Section 3.1 (“Flooding Scoped LSP Format”), description of the Scope:

Received
     FS-LSPs with a scope of 0 MUST be ignored.

Is it commonly understood that “ignored” includes “do NOT forward”? If there is any chance that anyone might get confused we could change this to:

Received
     FS-LSPs with a scope of 0 MUST NOT be forwarded and MUST be ignored.

LES: Point taken. The new text reads:
  “Received   FS-LSPs with a scope of 0 MUST be ignored and MUST NOT
     be flooded.”

Still section 3.1, I wondered whether 16 bits is long term going to be enough for the remaining lifetime. If I did the math right, this implies a maximum of just over 18 hours. Given reliable flooding is there anything that we might want to refresh less often than every 18 hours?

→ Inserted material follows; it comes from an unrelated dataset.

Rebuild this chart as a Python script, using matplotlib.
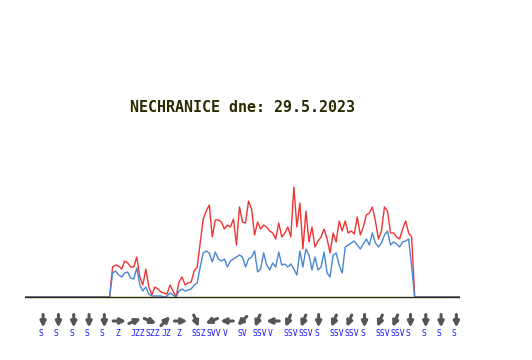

 LES: Interesting comment. A similar question was raised during WG review – but for a very different reason. Someone “did the math” and concluded that if we actually generated 65000 FS-LSPs that even at maximum lifetime we would have to refresh one FS-LSP/second constantly. Of course, the reality is that we aren’t going to approach anywhere near 65000 FS-LSPs. The 16 bit extended LSP number is deemed so much larger than any anticipated need as to never approach the maximum number in real deployments. (We are not trying to become BGP. ☺)

Changing the lifetime field would violate our goal of keeping the format of FS-LSPs as close as possible to existing LSPs so as to maximize reuse of existing code.  And such a change would affect the format of LSP entries in FS-SNPs as well. Refreshing a given FS_LSP once every 18 hours still seems like a “very long time” to me. So unless we feel strongly that there is a need for a longer lifetime I would like to leave things as they are.

Section 12: I wondered whether “expert review” was the right allocation method for scope identifiers, or if we want to require IETF consensus (normally implying an RFC which goes through IETF last call). I don’t think that we want a lot of them. Do we anticipate either standards from other groups or proprietary protocols (ie, anything that wouldn’t have an IETF consensus RFC) to receive scope IDs?

LES: I thought about this. I think Expert Review is almost always selected for IS-IS because ISO still has some ownership (though admittedly none of the IS-IS experts live there any more). So while the chances of something other than an RFC requesting a scope identifier seems neglible, using Expert Review covers us in case this ever happens. I have nothing invested here – if there is consensus that IETF Review is more appropriate I am fine with it – but the current choice was a conscious decision.